Blake tries to establish his pro-GTA thesis with a laughably facetious hypothetical situation: play the game and then see if you steal a car. Here’s where his thinking gets so self-nullifying that one wonders why he even bothered. First, he spends seven paragraphs developing and lauding this little idea before he reverses and admits, “But no doubt you’re already prepared to question the conclusions of the test because you realize that proving you aren’t susceptible to such media effects isn’t the same as proving that other people won’t be.”
So now that he’s completely negated the meaning of a substantial portion of his writing, he turns around and stabs that new assertion in the back: “You sound like a racist. You sound like a sexist. You sound like a paternalistic bigot.” Wow, Bill, like I said, not too many shades of gray in your world, are there? The bald falsity of this argument is obvious: nobody claims to be “immune” to media effects because of their race or gender (or implies that anyone else is susceptible because of theirs). However, mental and social development, as well as any number of community norms, do form the kinds of character that either do or don’t allow the media to have too much sway over people’s lives. Denying that is a pretty cheap cop out from having a real discussion.
Blake ends his narcissistic tirade with a plea to approach video games with the tools of literary criticism, not “media effects.” There’s a red herring if I ever saw one. His two references to the furor over Joyce’s Ulysses are about as appropriate as trying to exonerate Paris Hilton’s behavior because, you know, Hester Prynne was a bit too much put upon.
The moral of the story: just because something is contrarian doesn’t mean it’s right. Sometimes the conventional wisdom–in this case, that video games have a significant harmful effect on our society, especially our youth;a trend that we are largely ignoring–is dead on. Alas, perilously so.
Several years ago, I and some colleagues had a conference with a mother whose son was having trouble in school, partly because he played eight to ten hours of video games a day and had trouble sleeping at night because, when he closed his eyes, all he could imagine were the violent images of the games he’d played that day. We all implored the mother to take his games away. She looked deep in thought for a minute, then told us that she had spent $300 on those games, and didn’t want to waste them.

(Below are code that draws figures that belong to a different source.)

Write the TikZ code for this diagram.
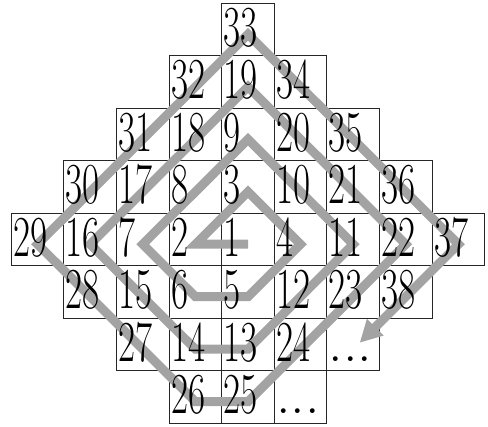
\documentclass[tikz,border=0pt]{standalone}
\usepackage{fontspec}
\usetikzlibrary{arrows.meta}
\newcommand{\numfont}{\rmfamily\fontsize{58}{58}\selectfont\addfontfeatures{FakeBold=3}}
\newcommand{\numtext}[1]{{\numfont\scalebox{0.64}[1]{#1}}}
\newcommand{\dotstext}{{\numfont ...}}
\begin{document}
\begin{tikzpicture}[x=1pt,y=-1pt,
  cell/.style={draw=black!85, line width=0.9pt, minimum width=52.6pt, minimum height=52.5pt, inner sep=0pt, outer sep=0pt},
  num/.style={anchor=base west, inner sep=0pt, outer sep=0pt},
  spiral/.style={draw=black!36, line width=9pt, line join=miter}]
\useasboundingbox (0,0) rectangle (488,427);
% cells: row/col/name
\foreach \r/\c/\n in {
  0/0/33,
  1/-1/32, 1/0/19, 1/1/34,
  2/-2/31, 2/-1/18, 2/0/9, 2/1/20, 2/2/35,
  3/-3/30, 3/-2/17, 3/-1/8, 3/0/3, 3/1/10, 3/2/21, 3/3/36,
  4/-4/29, 4/-3/16, 4/-2/7, 4/-1/2, 4/0/1, 4/1/4, 4/2/11, 4/3/22, 4/4/37,
  5/-3/28, 5/-2/15, 5/-1/6, 5/0/5, 5/1/12, 5/2/23, 5/3/38,
  6/-2/27, 6/-1/14, 6/0/13, 6/1/24, 6/2/39,
  7/-1/26, 7/0/25, 7/1/40}
{
  \node[cell] (c\n) at ({248+52.6*\c},{3+52.5*(\r+0.5)}) {};
}
% spiral path
\coordinate (tip) at ([xshift=6.5pt,yshift=1.5pt]c39.center);
\draw[spiral, -{Triangle[width=22pt,length=22pt]}]
  ([yshift=-5pt]c1.center) -- ([yshift=-5pt]c2.center) -- ([yshift=-5pt]c3.center)
  -- ([yshift=-5pt]c4.center) -- ([yshift=-5pt]c5.center) -- ([yshift=-5pt]c6.center)
  -- ([yshift=-5pt]c7.center) -- ([yshift=-5pt]c9.center) -- ([yshift=-5pt]c11.center)
  -- ([yshift=-5pt]c13.center) -- ([yshift=-5pt]c14.center) -- ([yshift=-5pt]c16.center)
  -- ([yshift=-5pt]c19.center) -- ([yshift=-5pt]c22.center) -- ([yshift=-5pt]c25.center)
  -- ([yshift=-5pt]c26.center) -- ([yshift=-5pt]c29.center) -- ([yshift=-5pt]c33.center)
  -- ([yshift=-5pt]c37.center) -- (tip);
% numbers
\foreach \n in {33,32,19,34,31,18,9,20,35,30,17,8,3,10,21,36,29,16,7,2,1,4,11,22,37,
  28,15,6,5,12,23,38,27,14,13,24,26,25}
{
  \node[num] (t\n) at ([xshift=2pt,yshift=9pt]c\n.south west) {\numtext{\n}};
}
\node[num] (t39) at ([xshift=2pt,yshift=9pt]c39.south west) {\dotstext};
\node[num] (t40) at ([xshift=2pt,yshift=9pt]c40.south west) {\dotstext};
\end{tikzpicture}
\end{document}
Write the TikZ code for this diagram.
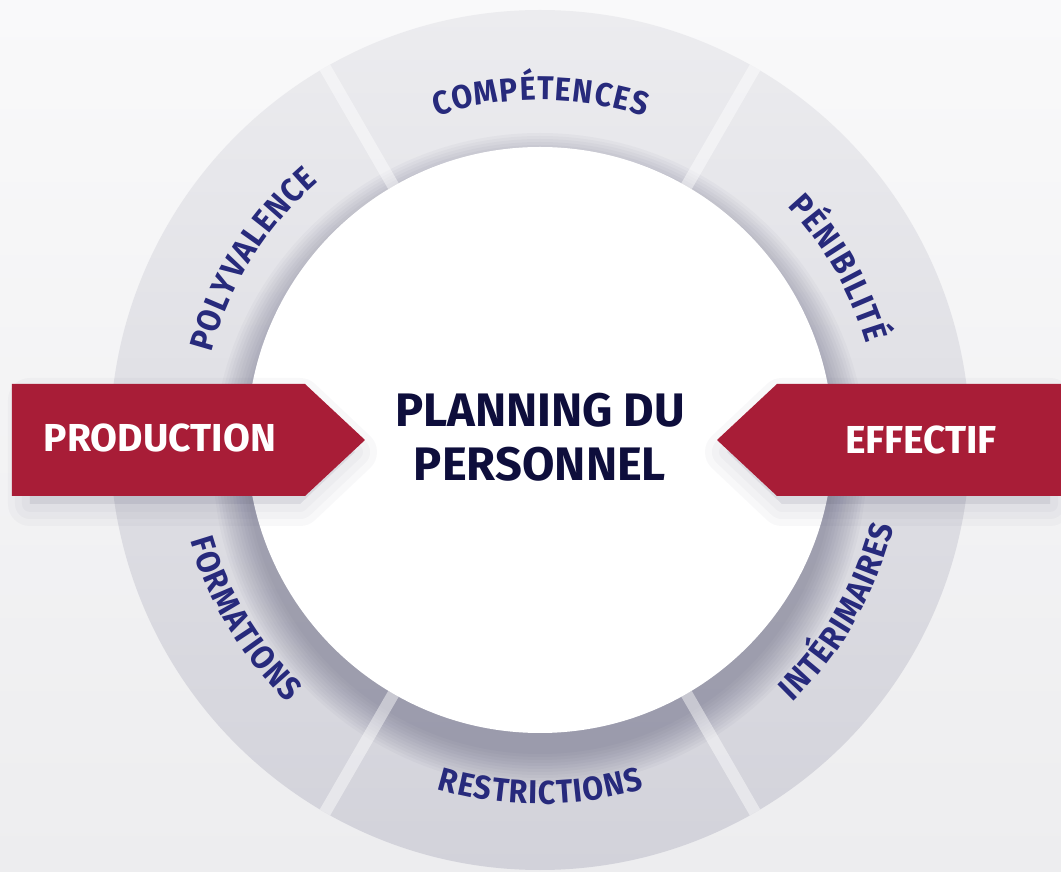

Like millions of others who grew up in the 80’s, I had a Nintendo. I had a few other systems as the 90’s waxed strong. By the time I was in high school, however, my habits had become detrimental to any kind of social or academic success. I can’t believe how lucky I was to be able to take those machines to a local store and sell them and never look back.
So should everybody who owns video games get rid of them? Are all gamers a bunch of zombies with mush for brains? No, of course not. But given the obvious information we now have, our lack of concern and control regarding what could be a simple pastime is alarming. Three or four hours a week is a hobby; ten hours–or more–is a raging addiction. Video games are not inherently evil, but quality and moderation have gone the way of the dodo when they’re needed now more than ever.